**Data provided**
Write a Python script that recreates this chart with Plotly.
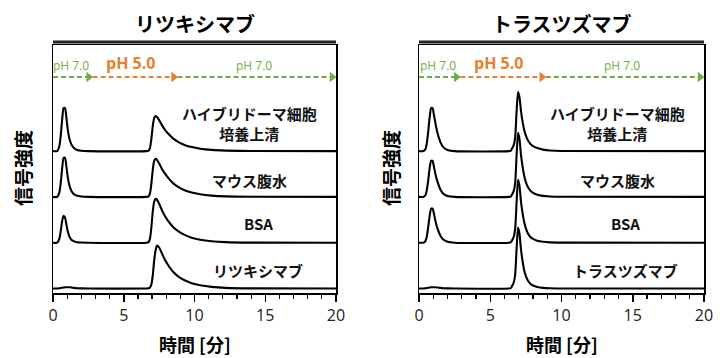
import plotly.graph_objects as go

# ---------------- data ----------------
# Rituximab panel: time grid (min) and signal of the four samples
LT = [0, 0.3, 0.45, 0.55, 0.65, 0.75, 0.85, 0.95, 1.05, 1.15, 1.3, 1.5, 1.7, 2.0, 2.5,
      6.6, 6.75, 6.85, 6.95, 7.05, 7.15, 7.25, 7.35, 7.5, 7.7, 7.9, 8.2, 8.5, 8.9, 9.3,
      9.8, 10.4, 11.2, 12.2, 14, 20]
L_HYB = [0, 0, 5, 16, 32, 43, 43, 33, 21, 13, 6.5, 2.8, 1.2, 0.4, 0,
         0, 0.5, 3, 12, 25, 33, 35, 34, 31, 26, 21.5, 16.5, 12.5, 8.8, 6.2,
         4, 2.4, 1.2, 0.5, 0.1, 0]
L_ASC = [0, 0, 4.5, 14.5, 29, 39, 39, 30, 19, 12, 6, 2.5, 1.1, 0.4, 0,
         0, 0.5, 3.3, 13, 27, 36, 38, 37, 33.5, 28, 23.5, 18, 13.5, 9.5, 6.7,
         4.3, 2.6, 1.3, 0.5, 0.1, 0]
L_BSA = [0, 0, 4, 12, 22, 27, 25, 18, 11, 6.5, 3, 1.3, 0.5, 0.2, 0,
         0, 0.6, 3.8, 15, 31, 41, 44, 43, 39, 32.5, 27, 20.5, 15.5, 11, 7.8,
         5, 3, 1.5, 0.6, 0.1, 0]
L_STD = [0, 0, 0.2, 0.5, 0.8, 1.0, 1.2, 1.3, 1.3, 1.2, 1.0, 0.6, 0.3, 0.1, 0,
         0, 0.2, 1, 4, 13, 28, 38, 43, 41, 35, 29, 22, 16.5, 11.5, 8.2,
         5.3, 3.2, 1.6, 0.6, 0.1, 0]

# Trastuzumab panel
RT = [0, 0.3, 0.45, 0.55, 0.65, 0.75, 0.85, 0.95, 1.05, 1.15, 1.3, 1.5, 1.7, 2.0, 2.5,
      6.3, 6.45, 6.55, 6.65, 6.75, 6.85, 6.95, 7.05, 7.15, 7.25, 7.4, 7.6, 7.8, 8.0,
      8.3, 8.7, 9.2, 10, 20]
R_HYB = [0, 0, 2, 8, 20, 34, 43, 43, 36, 28, 18, 9, 4, 1.2, 0,
         0, 0.5, 3, 6, 14, 40, 59, 54, 41, 31, 20, 12, 7.5, 5, 3, 1.5, 0.6, 0.1, 0]
R_ASC = [0, 0, 1.7, 7, 17, 29, 36, 36, 30, 23, 15, 7.5, 3.3, 1, 0,
         0, 0.5, 3, 6, 14, 42, 64, 58, 43, 32, 20, 11, 6.5, 4, 2.2, 1, 0.4, 0.1, 0]
R_BSA = [0, 0, 1.6, 6.5, 16, 27, 34, 34, 29, 22, 14, 7, 3.2, 1, 0,
         0, 0.5, 3, 6, 14, 41, 63, 57, 42, 31, 19.5, 10.5, 6, 3.8, 2, 0.9, 0.3, 0.1, 0]
R_STD = [0, 0, 0.2, 0.5, 0.8, 1.0, 1.2, 1.3, 1.3, 1.2, 1.0, 0.6, 0.3, 0.1, 0,
         0, 0.5, 3, 6, 14, 40, 61, 55, 40, 29, 17, 9, 5, 3, 1.5, 0.6, 0.2, 0, 0]

SAMPLE_LABELS = ["ハイブリドーマ細胞<br>培養上清", "マウス腹水", "BSA"]
PANEL_TITLES = ["リツキシマブ", "トラスツズマブ"]
PH_TIMES_L = [0, 2.8, 8.8, 20]
PH_TIMES_R = [0, 2.9, 8.9, 20]
PH_LABELS = ["pH 7.0", "pH 5.0", "pH 7.0"]
X_TICKS = [0, 5, 10, 15, 20]
X_TITLE = "時間 [分]"
Y_TITLE = "信号強度"

# ---------------- style ----------------
JP = "Noto Sans CJK JP"
GREEN = "#70AD47"
ORANGE = "#ED7D31"
BASE = 4.5
STEP = 45.8
YMAX = 248
W, H = 722, 358

fig = go.Figure()

panels = [
    ("x", "y", LT, [L_HYB, L_ASC, L_BSA, L_STD], PH_TIMES_L, PANEL_TITLES[0]),
    ("x2", "y2", RT, [R_HYB, R_ASC, R_BSA, R_STD], PH_TIMES_R, PANEL_TITLES[1]),
]


def ann(**kw):
    d = dict(showarrow=False, xanchor="center", yanchor="middle")
    d.update(kw)
    return d


annotations = []
shapes = []
for xa, ya, tgrid, series, phs, title in panels:
    for i, vals in enumerate(series):
        off = BASE + STEP * (3 - i)
        fig.add_trace(go.Scatter(x=tgrid, y=[v + off for v in vals], mode="lines",
                                 line=dict(color="black", width=2.1, shape="spline", smoothing=0.6),
                                 xaxis=xa, yaxis=ya, showlegend=False, hoverinfo="skip"))
    # pH arrows
    ya_arrow = 216
    for k in range(3):
        col = ORANGE if k == 1 else GREEN
        t0, t1 = phs[k], phs[k + 1]
        fig.add_trace(go.Scatter(x=[t0, t1 - 0.3], y=[ya_arrow, ya_arrow], mode="lines",
                                 line=dict(color=col, width=2, dash="5px,3px"),
                                 xaxis=xa, yaxis=ya, showlegend=False, hoverinfo="skip",
                                 cliponaxis=False))
        fig.add_trace(go.Scatter(x=[t1 - 0.28], y=[ya_arrow], mode="markers",
                                 marker=dict(symbol="triangle-right", size=9, color=col),
                                 xaxis=xa, yaxis=ya, showlegend=False, hoverinfo="skip",
                                 cliponaxis=False))
        mid = (t0 + t1) / 2
        if k == 1:
            annotations.append(ann(x=mid - 0.3, y=230, xref=xa, yref=ya,
                                   text="<b>" + PH_LABELS[k] + "</b>",
                                   font=dict(family="Open Sans", size=16, color=ORANGE)))
        else:
            annotations.append(ann(x=mid - (0.1 if k == 0 else 0.2), y=228, xref=xa, yref=ya,
                                   text=PH_LABELS[k],
                                   font=dict(family="Open Sans", size=12, color=GREEN)))
    # sample labels
    labels = SAMPLE_LABELS + [title]
    lab_y = [170, 113, 70, 23]
    lab_x = [13.9, 13.9, 14.5, 14.5]
    for i, lab in enumerate(labels):
        annotations.append(ann(x=lab_x[i], y=lab_y[i], xref=xa, yref=ya, text="<b>" + lab + "</b>",
                               align="center", font=dict(family=JP, size=15, color="#111")))
    # panel title and x title
    annotations.append(ann(x=10, y=1 - 23 / H, xref=xa, yref="paper", text="<b>" + title + "</b>",
                           font=dict(family=JP, size=20, color="black")))
    annotations.append(ann(x=10, y=1 - 344 / H, xref=xa, yref="paper", text="<b>" + X_TITLE + "</b>",
                           font=dict(family=JP, size=18, color="black")))
    shapes.append(dict(type="line", xref=xa, yref="paper", x0=0, x1=20,
                       y0=1 - 42 / H, y1=1 - 42 / H, line=dict(color="#222", width=3)))

for xp in (23, 391):
    annotations.append(ann(x=xp / W, y=1 - 168 / H, xref="paper", yref="paper",
                           text="<b>" + Y_TITLE + "</b>", textangle=-90,
                           font=dict(family=JP, size=19, color="black")))

xcommon = dict(range=[0, 20], tickvals=X_TICKS, ticks="outside", ticklen=7, tickwidth=1.5,
               tickcolor="black", showline=True, linecolor="black", linewidth=1.5, mirror=True,
               showgrid=False, zeroline=False, automargin=False,
               tickfont=dict(family="Open Sans", size=16, color="#222"),
               minor=dict(dtick=1, ticks="outside", ticklen=4, tickwidth=1.2, tickcolor="black"))
ycommon = dict(range=[0, YMAX], showticklabels=False, ticks="", showline=True, automargin=False,
               linecolor="black", linewidth=1.5, mirror=True, showgrid=False, zeroline=False,
               domain=[1 - 293 / H, 1 - 45 / H])

fig.update_layout(
    width=W, height=H, autosize=False, margin=dict(l=0, r=0, t=0, b=0, pad=0),
    paper_bgcolor="white", plot_bgcolor="white",
    xaxis=dict(domain=[53 / W, 336 / W], anchor="y", **xcommon),
    yaxis=dict(anchor="x", **ycommon),
    xaxis2=dict(domain=[419 / W, 704 / W], anchor="y2", **xcommon),
    yaxis2=dict(anchor="x2", **ycommon),
    annotations=annotations, shapes=shapes,
)

fig.write_html("out.html", config={"displayModeBar": False, "staticPlot": True},
               post_script="document.body.style.margin='0px';")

**Task objective**
Write out exactly the lines between the start of the data and the line with "import plotly.graph_objects as go", including both, but none of the pictures.

**Task output**
Write a Python script that recreates this chart with Plotly.
import plotly.graph_objects as go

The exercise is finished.